**WRITTEN EXERCISE**
Return, unaltered, every line from the beginning of the material below up to and including the one with "color=spine_color, pad=6, labelsize=15.5)".

^^^^^^^^^^^^^^^^

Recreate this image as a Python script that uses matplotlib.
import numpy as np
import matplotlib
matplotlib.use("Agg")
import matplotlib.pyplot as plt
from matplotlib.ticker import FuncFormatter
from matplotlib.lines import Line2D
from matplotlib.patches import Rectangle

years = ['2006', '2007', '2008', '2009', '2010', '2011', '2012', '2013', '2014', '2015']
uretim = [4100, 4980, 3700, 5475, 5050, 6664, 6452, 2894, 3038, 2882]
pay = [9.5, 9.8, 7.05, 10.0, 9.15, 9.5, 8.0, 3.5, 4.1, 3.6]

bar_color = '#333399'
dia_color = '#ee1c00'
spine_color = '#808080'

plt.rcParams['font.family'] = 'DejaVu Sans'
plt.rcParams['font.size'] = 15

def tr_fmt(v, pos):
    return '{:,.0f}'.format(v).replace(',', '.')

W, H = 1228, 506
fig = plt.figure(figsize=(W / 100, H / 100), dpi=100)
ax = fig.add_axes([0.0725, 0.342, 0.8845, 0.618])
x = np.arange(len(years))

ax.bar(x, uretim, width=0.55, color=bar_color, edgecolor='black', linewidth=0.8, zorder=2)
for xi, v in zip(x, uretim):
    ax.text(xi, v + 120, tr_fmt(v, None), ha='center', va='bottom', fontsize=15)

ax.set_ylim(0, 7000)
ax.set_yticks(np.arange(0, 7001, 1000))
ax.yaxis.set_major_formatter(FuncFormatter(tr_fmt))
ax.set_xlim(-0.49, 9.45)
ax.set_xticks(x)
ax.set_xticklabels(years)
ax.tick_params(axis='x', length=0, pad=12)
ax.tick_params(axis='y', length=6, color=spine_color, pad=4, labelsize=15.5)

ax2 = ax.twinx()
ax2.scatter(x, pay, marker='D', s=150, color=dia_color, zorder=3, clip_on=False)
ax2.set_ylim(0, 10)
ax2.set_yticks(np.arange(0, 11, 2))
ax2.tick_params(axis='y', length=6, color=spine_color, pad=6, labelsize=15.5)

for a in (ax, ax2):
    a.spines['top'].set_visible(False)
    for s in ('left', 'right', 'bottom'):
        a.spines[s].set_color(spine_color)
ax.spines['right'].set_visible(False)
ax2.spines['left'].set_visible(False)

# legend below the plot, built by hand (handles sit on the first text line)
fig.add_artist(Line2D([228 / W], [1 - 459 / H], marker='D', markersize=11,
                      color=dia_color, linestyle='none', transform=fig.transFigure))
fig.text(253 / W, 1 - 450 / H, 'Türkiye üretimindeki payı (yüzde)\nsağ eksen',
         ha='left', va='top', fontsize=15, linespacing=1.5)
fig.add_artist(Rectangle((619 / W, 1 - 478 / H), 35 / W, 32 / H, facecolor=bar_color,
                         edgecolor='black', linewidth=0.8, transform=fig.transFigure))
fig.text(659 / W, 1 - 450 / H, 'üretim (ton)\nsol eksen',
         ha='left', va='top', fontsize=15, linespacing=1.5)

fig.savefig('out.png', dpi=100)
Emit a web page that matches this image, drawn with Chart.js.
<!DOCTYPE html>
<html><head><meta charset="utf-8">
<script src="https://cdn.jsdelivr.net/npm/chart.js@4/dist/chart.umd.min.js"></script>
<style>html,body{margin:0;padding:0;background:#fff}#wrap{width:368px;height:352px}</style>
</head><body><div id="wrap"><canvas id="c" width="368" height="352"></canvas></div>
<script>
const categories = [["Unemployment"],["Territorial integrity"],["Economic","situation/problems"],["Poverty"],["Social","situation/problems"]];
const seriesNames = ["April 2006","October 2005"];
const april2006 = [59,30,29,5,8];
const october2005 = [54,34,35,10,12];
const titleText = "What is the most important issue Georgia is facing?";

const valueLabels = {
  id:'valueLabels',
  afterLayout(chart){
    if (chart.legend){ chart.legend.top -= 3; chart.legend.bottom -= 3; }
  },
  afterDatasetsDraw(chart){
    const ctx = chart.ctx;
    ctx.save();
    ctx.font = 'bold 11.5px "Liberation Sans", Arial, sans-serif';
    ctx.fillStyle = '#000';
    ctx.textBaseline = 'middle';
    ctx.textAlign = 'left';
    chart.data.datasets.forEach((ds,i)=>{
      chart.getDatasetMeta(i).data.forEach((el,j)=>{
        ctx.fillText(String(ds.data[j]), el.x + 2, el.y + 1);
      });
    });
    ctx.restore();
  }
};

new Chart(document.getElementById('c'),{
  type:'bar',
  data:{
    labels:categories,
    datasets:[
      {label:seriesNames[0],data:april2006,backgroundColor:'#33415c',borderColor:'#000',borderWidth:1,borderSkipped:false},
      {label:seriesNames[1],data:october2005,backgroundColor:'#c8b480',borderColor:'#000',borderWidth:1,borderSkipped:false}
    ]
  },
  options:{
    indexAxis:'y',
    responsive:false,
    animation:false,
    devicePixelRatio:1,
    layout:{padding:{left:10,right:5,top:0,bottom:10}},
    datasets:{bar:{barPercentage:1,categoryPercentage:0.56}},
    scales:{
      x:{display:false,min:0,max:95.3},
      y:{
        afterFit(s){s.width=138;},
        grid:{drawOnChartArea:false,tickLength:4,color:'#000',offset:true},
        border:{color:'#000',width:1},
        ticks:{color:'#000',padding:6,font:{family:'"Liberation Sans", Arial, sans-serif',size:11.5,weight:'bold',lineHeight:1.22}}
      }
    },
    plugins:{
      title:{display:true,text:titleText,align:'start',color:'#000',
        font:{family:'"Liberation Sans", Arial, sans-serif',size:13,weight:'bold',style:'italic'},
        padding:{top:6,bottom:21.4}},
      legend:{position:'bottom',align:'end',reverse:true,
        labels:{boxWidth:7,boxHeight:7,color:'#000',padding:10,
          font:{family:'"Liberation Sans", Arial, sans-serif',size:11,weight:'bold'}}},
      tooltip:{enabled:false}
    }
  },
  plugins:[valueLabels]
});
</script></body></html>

^^^^^^^^^^^^^^^^

**RESPONSE**
Recreate this image as a Python script that uses matplotlib.
import numpy as np
import matplotlib
matplotlib.use("Agg")
import matplotlib.pyplot as plt
from matplotlib.ticker import FuncFormatter
from matplotlib.lines import Line2D
from matplotlib.patches import Rectangle

years = ['2006', '2007', '2008', '2009', '2010', '2011', '2012', '2013', '2014', '2015']
uretim = [4100, 4980, 3700, 5475, 5050, 6664, 6452, 2894, 3038, 2882]
pay = [9.5, 9.8, 7.05, 10.0, 9.15, 9.5, 8.0, 3.5, 4.1, 3.6]

bar_color = '#333399'
dia_color = '#ee1c00'
spine_color = '#808080'

plt.rcParams['font.family'] = 'DejaVu Sans'
plt.rcParams['font.size'] = 15

def tr_fmt(v, pos):
    return '{:,.0f}'.format(v).replace(',', '.')

W, H = 1228, 506
fig = plt.figure(figsize=(W / 100, H / 100), dpi=100)
ax = fig.add_axes([0.0725, 0.342, 0.8845, 0.618])
x = np.arange(len(years))

ax.bar(x, uretim, width=0.55, color=bar_color, edgecolor='black', linewidth=0.8, zorder=2)
for xi, v in zip(x, uretim):
    ax.text(xi, v + 120, tr_fmt(v, None), ha='center', va='bottom', fontsize=15)

ax.set_ylim(0, 7000)
ax.set_yticks(np.arange(0, 7001, 1000))
ax.yaxis.set_major_formatter(FuncFormatter(tr_fmt))
ax.set_xlim(-0.49, 9.45)
ax.set_xticks(x)
ax.set_xticklabels(years)
ax.tick_params(axis='x', length=0, pad=12)
ax.tick_params(axis='y', length=6, color=spine_color, pad=4, labelsize=15.5)

ax2 = ax.twinx()
ax2.scatter(x, pay, marker='D', s=150, color=dia_color, zorder=3, clip_on=False)
ax2.set_ylim(0, 10)
ax2.set_yticks(np.arange(0, 11, 2))
ax2.tick_params(axis='y', length=6, color=spine_color, pad=6, labelsize=15.5)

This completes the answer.